Records to process:
Begin
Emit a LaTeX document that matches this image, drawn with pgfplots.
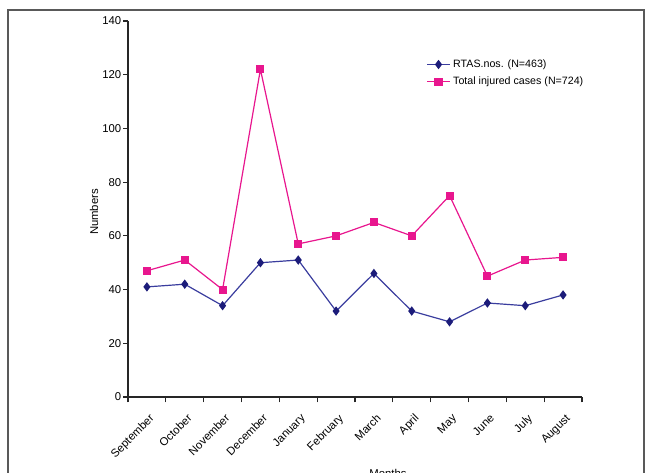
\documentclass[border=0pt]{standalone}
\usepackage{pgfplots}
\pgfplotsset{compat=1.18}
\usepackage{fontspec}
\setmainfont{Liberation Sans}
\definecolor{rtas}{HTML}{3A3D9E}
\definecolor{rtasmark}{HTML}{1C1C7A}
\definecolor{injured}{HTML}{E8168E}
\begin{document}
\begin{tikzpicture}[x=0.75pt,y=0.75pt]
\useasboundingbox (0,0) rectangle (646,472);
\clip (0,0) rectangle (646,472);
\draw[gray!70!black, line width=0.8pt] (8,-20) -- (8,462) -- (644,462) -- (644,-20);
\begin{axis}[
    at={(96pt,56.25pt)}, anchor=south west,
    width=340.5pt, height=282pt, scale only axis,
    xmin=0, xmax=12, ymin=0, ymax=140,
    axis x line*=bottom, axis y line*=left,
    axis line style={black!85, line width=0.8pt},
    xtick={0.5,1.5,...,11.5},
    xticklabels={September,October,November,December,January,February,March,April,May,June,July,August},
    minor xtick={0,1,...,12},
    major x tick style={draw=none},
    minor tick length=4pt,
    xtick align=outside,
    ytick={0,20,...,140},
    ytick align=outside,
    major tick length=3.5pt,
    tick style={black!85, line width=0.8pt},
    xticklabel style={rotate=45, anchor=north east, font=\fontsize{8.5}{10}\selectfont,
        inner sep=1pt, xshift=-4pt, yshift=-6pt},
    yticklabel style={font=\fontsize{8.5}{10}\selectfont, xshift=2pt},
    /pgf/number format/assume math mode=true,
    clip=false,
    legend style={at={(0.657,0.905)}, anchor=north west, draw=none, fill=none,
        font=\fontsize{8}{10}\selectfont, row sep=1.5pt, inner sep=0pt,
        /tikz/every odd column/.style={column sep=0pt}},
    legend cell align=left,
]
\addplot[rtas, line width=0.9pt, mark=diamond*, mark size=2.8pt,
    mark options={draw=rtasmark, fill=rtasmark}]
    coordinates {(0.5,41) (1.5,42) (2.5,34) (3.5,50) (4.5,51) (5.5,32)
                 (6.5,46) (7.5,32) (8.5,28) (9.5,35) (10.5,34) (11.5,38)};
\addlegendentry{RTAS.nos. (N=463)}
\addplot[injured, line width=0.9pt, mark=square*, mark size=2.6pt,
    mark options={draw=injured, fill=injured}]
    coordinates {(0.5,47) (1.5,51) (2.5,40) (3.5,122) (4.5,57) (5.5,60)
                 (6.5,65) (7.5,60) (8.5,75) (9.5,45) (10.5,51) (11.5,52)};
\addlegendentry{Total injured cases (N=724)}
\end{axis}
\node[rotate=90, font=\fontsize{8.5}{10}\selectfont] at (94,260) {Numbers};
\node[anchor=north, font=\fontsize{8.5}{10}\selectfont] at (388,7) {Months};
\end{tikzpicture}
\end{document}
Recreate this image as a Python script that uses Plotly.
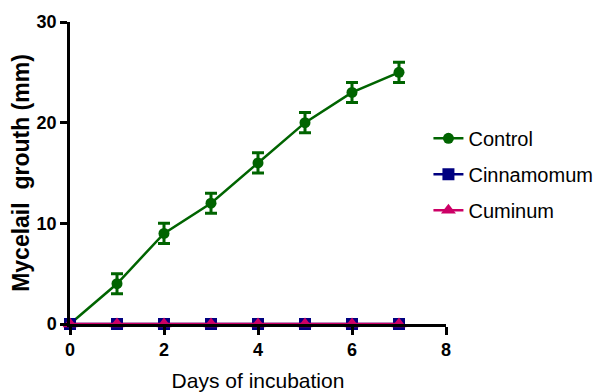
End
Goal: From the entries above, collect every line with the string "that" in it.

Written answer:
Emit a LaTeX document that matches this image, drawn with pgfplots.
Recreate this image as a Python script that uses Plotly.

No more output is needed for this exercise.